Der Autor und Seelsorger Waldemar Pisarski hat sich in seinem Buch „Anders trauern – anders leben“ den vielfältigen Bindungen gewidmet, die sich zwischen zwei Partner*innen im Laufe der Zeit entwickeln. Mit seiner grafischen Veranschaulichung arbeiten auch Dozent*innen im Bereich Spiritual Care bei der Ausbildung angehender Ärzt*innen.
Pisarskis Buch, 1982 erschienen, ist noch etwas alte Schule der Trauerbegleitung. Der Autor orientiert sich darin an Sigmund Freuds Diktum, wonach Trauerarbeit erfordere, das Verlorene loszulassen und somit alle Bindungen zu lösen. Das sieht man heute anders. Als Trauerbegleitende ermutigen wir Hinterbliebene, dem verlorenen Menschen einen neuen Platz zu geben, um so den Verlust in ihr Leben einzubinden.
Gleichwohl ist die Arbeit mit dem Modell von Waldemar Pisarski sehr eindrücklich, was ich im Rahmen einer Fortbildung für zukünftige ehrenamtliche Sterbebegleiter*innen erleben konnte.
Auf zwei Flipcharts wurde jeweils eine/r der zwei Partner*innen dargestellt, zwischen den beiden ein drittes Flipchart mit einem unbeschriebenen Papier in Plakatgröße. Nun lud ich alle Teilnehmer*innen der Fortbildung ein, Linien zwischen den beiden Personen auf dem Papier zu ziehen und diesen Bezügen eine bestimmte Qualität zuzuordnen. Was könnte die zwei Menschen miteinander verbinden?
Diese Übung braucht Ruhe und Zeit, denn wenn man meinen mag, jetzt sei doch bereits vieles benannt und die vormals weiße Fläche ordentlich gefüllt, genau dann werden aus den stillen Kammern der menschlichen Erfahrung und des Einfühlungsvermögens weitere Arten von Bindungen hervorgeholt und ergänzt.

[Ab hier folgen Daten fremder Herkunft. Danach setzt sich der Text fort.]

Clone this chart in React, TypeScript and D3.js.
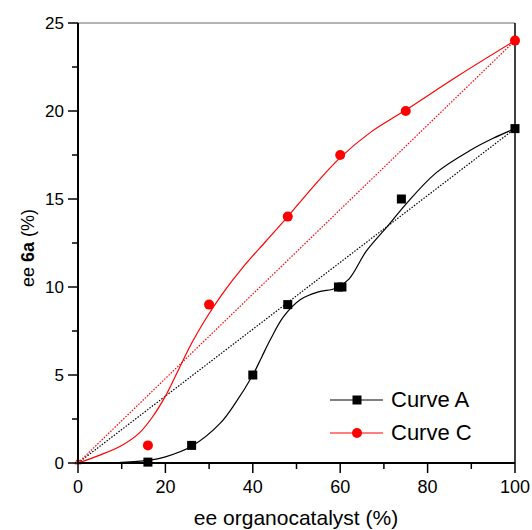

Am Ende waren die beiden durch vielerlei Aspekte miteinander verbunden: durch geteilte Werte, eine gemeinsame Geschichte und Visionen für die Zukunft; durch Körperlichkeit und Humor; durch Versprechen, die sie sich gegeben haben, oder die Erziehung der Kinder; aber auch durch erlebte Enttäuschungen, eine wie auch immer geartete Form der Abhängigkeit oder Konflikte, die sie im besten Falle gemeinsam gelöst haben.
Dann, ohne Ankündigung, drehe ich das rechte Flipchart um – dieser Mensch ist gestorben. Und die Bindungen? „Sie sind nicht gegangen“, so beschreibt es Pisarski, „sie sind noch da und laufen ins Leere.“
Ein beklemmender Moment für alle Anwesenden, haben sie sich doch eben noch in die mögliche Beziehung dieses Paares eingefühlt.
Für die Ehrenamtlichen ist dies die Situation, mit der sie im Rahmen von Begleitungen in Berührung kommen. Für uns alle ist es das Erleben, wenn die Partnerin, der Partner stirbt. „Trauerarbeit besteht darin, diese Bindungen, die jetzt ziellos im Raum stehen, wieder zurückzunehmen“ – und die Art unserer ganz persönlichen Bindungen zu dem verstorbenen Menschen, so ist zu ergänzen, prägt die Weise unseres Trauerns.
Die beiden Grafiken sind dem Buch „Anders trauern – anders leben“ von Waldemar Pisarski entnommen. Darauf aufmerksam geworden bin ich durch den sehr empfehlenswerten Band „Sexualität in Zeiten der Trauer“ von Traugott Roser.